I rather doubt it's random. I think it is based solely on what Uber wants to accomplish. Get new drivers hooked, reward high ratings, get part timers to drive more, .... we can't see their books so we don't know what they are doing. This week in Raleigh they are doing a 50% off special for rides, fighting with Lyft. So I got a guarantee (haven't seen one in a long time) to drive rush hours, they must forecast that they need more drivers then and I got it POSSIBLY because I very rarely drive then.


----------



## A T (Aug 3, 2016)

Whatever uber is selling I'm not buying it.


----------



## Disgusted Driver (Jan 9, 2015)

A T said:


> Whatever uber is selling I'm not buying it.


Too late, we already did!


----------



## A T (Aug 3, 2016)

Disgusted Driver said:


> Too late, we already did!


All sales are final


----------



## rotocub (Apr 30, 2016)

Haven't seen a promo from Uber in ages.

Was recently left out of the "boost" promotion they had across an entire weekend in Charlotte despite every other driver I talked to getting it....including new drivers, longtime drivers, low rated, high rated, etc.
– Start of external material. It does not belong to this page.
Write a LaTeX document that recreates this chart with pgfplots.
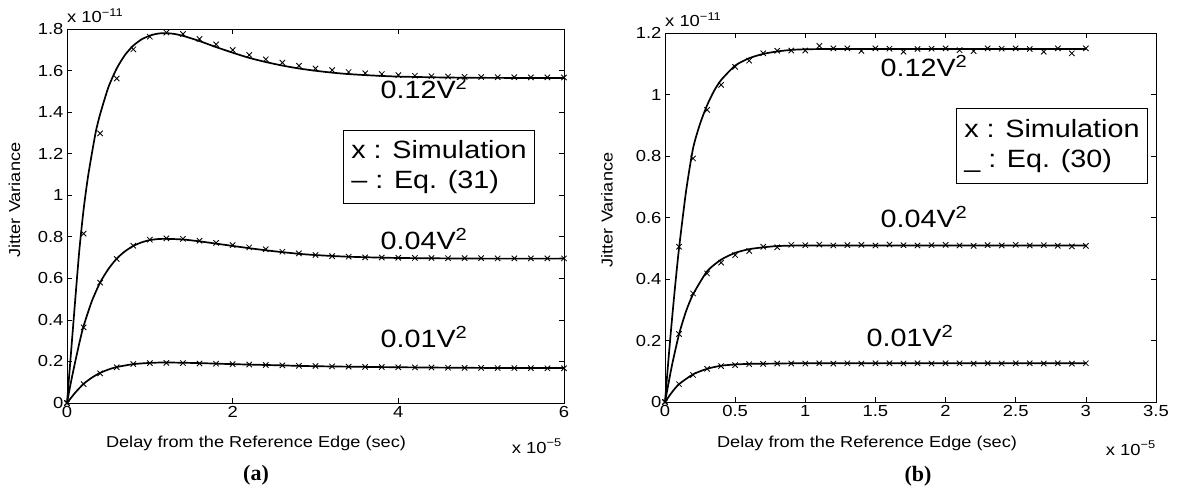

Made no sense. I traded several emails with support demanding a GOOD explanation, but you can guess how that worked out.


----------



## Disgusted Driver (Jan 9, 2015)

I think they have forecasting software that tells them how many drivers they need and how many to expect, how many will respond, ... So that they can be sure they have enough cars for their precious pax. It's all about market share, they don't care if they lose money at this point.


----------